The unsynchronized test is run with three different memory resources:

Likewise, the synchronized test is also run three memory resources:

The measured time includes everything, i.e. the time needed for memory allocation and the time needed for reading and writing into the memory. This way the effect of cache locality are taken into account.

The results are as follows:

  1. In unsynchronized mode (i.e. one thread only), the application using the arena resource is

    • 22% faster than the default std::pmr::new_delete_resource.
    • 10% faster than std::pmr::unsynchronized_pool_resource (which uses the new_delete_resource as the upstream allocator).
  2. In synchronized mode with 16 parallel threads, the application using the arena resource is

    • 5% to 8% faster than the default std::pmr::new_delete_resource.
    • 19% to 21% faster than std::pmr::synchronized_pool_resource (which uses the new_delete_resource as the upstream allocator).
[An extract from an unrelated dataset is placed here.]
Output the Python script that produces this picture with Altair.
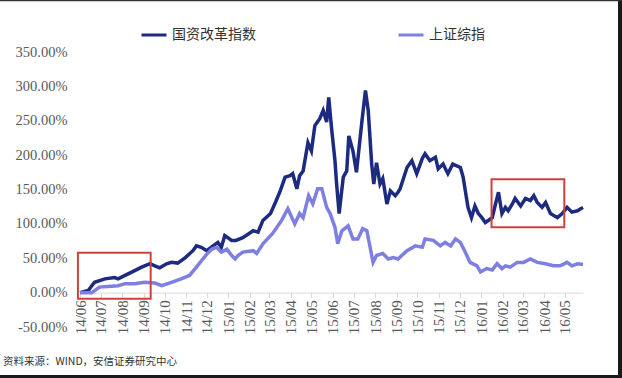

We note that in every case, the MultiArena resource is faster. But even so, the difference in speed is not necessarily the most significant argument for choosing a MultiArena resource. The most important argument is the peace of mind. The allocations and deallocations run in constant time. The memory resource is entirely your playground which is immune to memory fragmentation and disturbance from the other processes which may be running in the system.

Just the ticket for a real-time application.

The tests were run in (an ancient) Core i5-4210U machine with 4 cores on Ubuntu 22.04.

Note You should double-check the numbers if you are using Windows Subsystem for Linux (WSL).

Compilation

The easiest way to compile all examples is to do cmake -DCMAKE_BUILD_TYPE=Release examples followed by make. If you don't want to use cmake, the examples can be compiled manually one by one. For instance,
g++ examples/example-2.cc -std=c++17 -I include/ -O3 -pthread -o example-2

Exceptions can be disabled by defining flag MULTIARENA_DISABLE_EXCEPTIONS like so
g++ examples/example-2.cc -I include/ -std=c++17 -O3 -pthread -DMULTIARENA_DISABLE_EXCEPTIONS

The examples have been tested with g++ 12.2.0 and clang++ 15.0.2 but any compiler which complies with C++17 standard should do.